Alas, Torah is at its most accurate when it is assessed as a literary masterpiece, rather than a record of historical anecdotes. It is, after all, unfair and unreasonable to expect that the stories contained within our sacred texts will stand up to the rigors of scientific validation that we demand of true understandings of the past. Far too often, we demand that the Torah be “true,” rather than express “truths.” The nuance is no small thing. A story that is true is one that describes something that actually happened. A story that contains truths can be entirely invented, yet can leave readers with a sense that they better understand the world around them, that they have changed their perspective on the way they understand their place in the larger structure. When we demand that the parting of the sea be validated, we wind up rejecting both, leaving us to wonder if the story has any purpose at all.


In fact, the best value for this Torah portion is that it explores the notion of perspective in many different ways. Most notably, we read the Song of the Sea, Shirat HaYam, which is found in Exodus 15. After having been saved by the hand of God, the people rejoice, singing a song of their salvation. The style of the song is unlike anything we have seen in the Torah to this point in our narrative sequence. Whereas the preceding sections of scribal transmission of the Torah show rows and columns in structured formulas, the Torah text in the scroll in this section is made up of segmented lines, containing short bursts of text, followed by large empty spaces between the words. This form of artful chirography winds up with a striking image that helps to bring to light the intention of the poem.


Except there isn’t just one way to view the poetic image. Two potential options present themselves, each with a different elegance to them. First, and perhaps most notably, the text looks like the dry land upon which the Israelites tread on their journey through the sea. With a central column of dry land and two side columns of “water,” the text comes to resemble the moment that it is describing. Thus, Shirat HaYam, the Song of the Sea, is literally made up of the sea itself, presented in the form of a word-crafted image. But the text could carry another interpretation; the text also has the characteristic alternating structure of a brick wall, much like the ones that the Israelites were forced to construct during their time in bondage. This is, depending on the perspective, either a vision of the liberation of a people en route to freedom, or a stark reminder of the suffering the people had to endure in order to necesitate redemption in the first place.

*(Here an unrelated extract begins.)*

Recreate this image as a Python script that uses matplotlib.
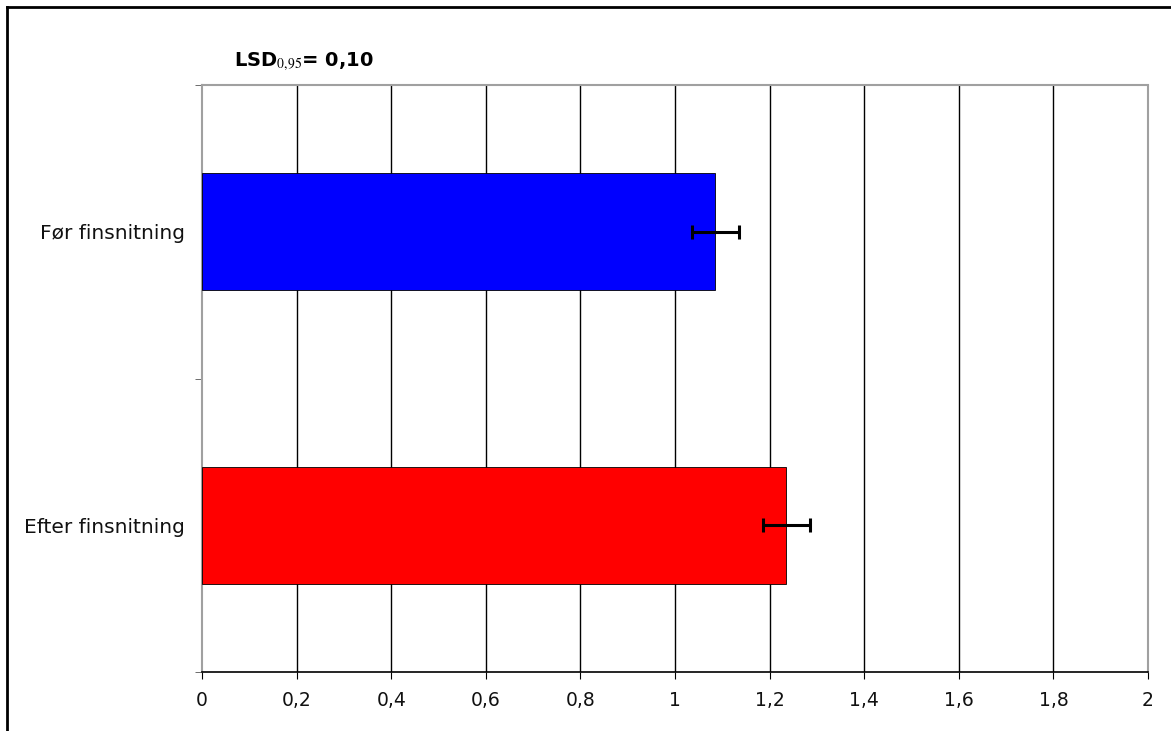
import matplotlib
matplotlib.use('Agg')
import matplotlib.pyplot as plt
from matplotlib.lines import Line2D

plt.rcParams['font.family'] = ['DejaVu Sans']
plt.rcParams['mathtext.fontset'] = 'stix'

categories = ['Efter finsnitning', 'Før finsnitning']
values = [1.235, 1.085]
errors = [0.05, 0.05]
colors = ['#ff0000', '#0000ff']
x_ticks = [0, 0.2, 0.4, 0.6, 0.8, 1.0, 1.2, 1.4, 1.6, 1.8, 2.0]
x_labels = ['0', '0,2', '0,4', '0,6', '0,8', '1', '1,2', '1,4', '1,6', '1,8', '2']

fig = plt.figure(figsize=(11.71, 7.31), dpi=100)
ax = fig.add_axes([202/1171, 1 - 672/731, (1148 - 202)/1171, (672 - 85)/731])

pos = list(range(len(categories)))
ax.barh(pos, values, height=0.4, color=colors, edgecolor='black', linewidth=0.6, zorder=3)
ax.errorbar(values, pos, xerr=errors, fmt='none', ecolor='black', elinewidth=2.2,
            capsize=5, capthick=2.2, zorder=4)

ax.set_xlim(0, 2)
ax.set_ylim(-0.5, 1.5)
ax.set_xticks(x_ticks)
ax.set_xticklabels(x_labels, fontsize=13.5, color='#111111')
for x in x_ticks[1:-1]:
    ax.axvline(x, color='black', linewidth=1, zorder=1)

ax.set_yticks(pos)
ax.set_yticklabels(categories, fontsize=14.5, color='#111111')
ax.tick_params(axis='y', which='major', length=0, pad=12)
ax.set_yticks([-0.5, 0.5, 1.5], minor=True)
ax.tick_params(axis='y', which='minor', length=5, color='#555555')
ax.tick_params(axis='x', length=5, pad=9)

ax.spines['bottom'].set_color('black')
ax.spines['bottom'].set_linewidth(1.2)
for s in ['top', 'right', 'left']:
    ax.spines[s].set_color('#a0a0a0')
    ax.spines[s].set_linewidth(1.5)
ax.spines['top'].set_linestyle((0, (2, 1)))
ax.spines['right'].set_linestyle((0, (2, 1)))

fig.text(234/1171, 1 - 62/731, r'LSD$_{0{,}95}$= 0,10', fontsize=14, fontweight='bold',
         va='center', ha='left')

# outer frame
fig.add_artist(Line2D([7/1171, 1], [1 - 7/731, 1 - 7/731], color='black', linewidth=2,
                      transform=fig.transFigure))
fig.add_artist(Line2D([7/1171, 7/1171], [0, 1 - 7/731], color='black', linewidth=2,
                      transform=fig.transFigure))

fig.savefig('out.png', dpi=100)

In commenting on this section of the Torah, the rabbis must have been inspired by the interplay described in this idea. The Talmud offers a story: when God had closed up the sea, swallowing the Egyptians who had tried to follow the escaping Hebrews, the angels were rejoicing in heaven, celebrating the victory of good over evil. Except God chastised them, saying, “How dare you sing in joy when my creation is dying?” (Talmud Sanhedrin 39b) The sobering notion that the Egyptians too were God’s cherished possession leaves us to remember the humanity even of those who have sought to oppress us. When looking upon another person, this story teaches, we can either see the defeat of our enemy, or the tragic loss of life. And in many ways, we are obligated to see both.

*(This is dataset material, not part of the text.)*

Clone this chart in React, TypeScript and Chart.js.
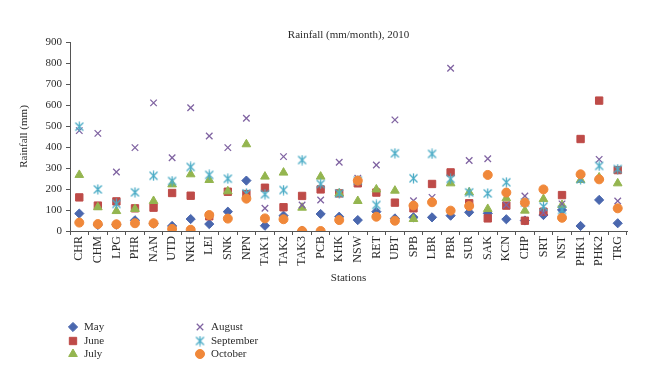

Parashat B’Shalach inspires us to consider the many ways the perspective informs our engagement with the world around us. We can either look at the Song of the Sea as an image of our liberation or a reminder of our bondage. We can either see the death of the Egyptians as righteous revenge, or as an unnecessary destruction of human life. And, as we discussed earlier, we can also choose to attempt to validate the historical accuracy of the moment, or render it meaningful regardless of its circumstances.


All too often, we posit that science and religion need to be at odds, because one is the practice of ascertaining absolute truth, while the other rejects it entirely. Except this is to fundamentally misunderstand the role that religion can and should play in the lives of the spiritually engaged. At every stage of human history, there has been a limit to the amount of information we can reasonably take in, a cap as to the number of cosmic solutions we could provide to our most profound questions. When our tools of science and technology reached their limits, it did not stop us from continuing to explore the deeper theological questions that no amount of data could ever disprove. At one point, in early civilizations, this meant worshiping nature, because we needed a way to process the fickle behavior of the “unknowable” flow of seasons and of weather. When we have no way of measuring rain or sunlight, we are left to believe they are somehow divine in their construction.


Yet as we have expanded our knowledge, so too have we expanded our questions. What are the limits of our own power? What happens when our time on earth has ended? How can the cosmos have come into existence without some kind of precipitating event? While the Big Bang might render the exact details of the creation story fictional, it does not, by its very nature, disprove the notion that something needed to be present to cause the moment into being. We can either use religion as a way to ignore the profundity of science, or we can use it to help ground us in the sheer immensity of it.


We are reminded throughout our Torah not to lose sight of the beauty in the world simply by trying to prove the “accuracy” of the stories it tells. The popular expression can often be shared, “don’t let the truth get in the way of a good story.” Except, in many cases, the truth can be found BECAUSE OF a good story. Not truth in an archaeologically validated kind of sense. But truth in a way that helps to shape the perspective we take with us as we continue to explore the intricacies of our world. We read, in Parashat B’Shalach, the story of a nation transitioning from a nation of slaves to a nation of God’s favored people. We read about a decision to transition from the persecuted to the vindicated, from trauma to triumph. And we learn about what it means to allow ourselves to see different perspectives on the same moment, including how to allow science and religion to exist not just in conflict, but in conjunction with one another.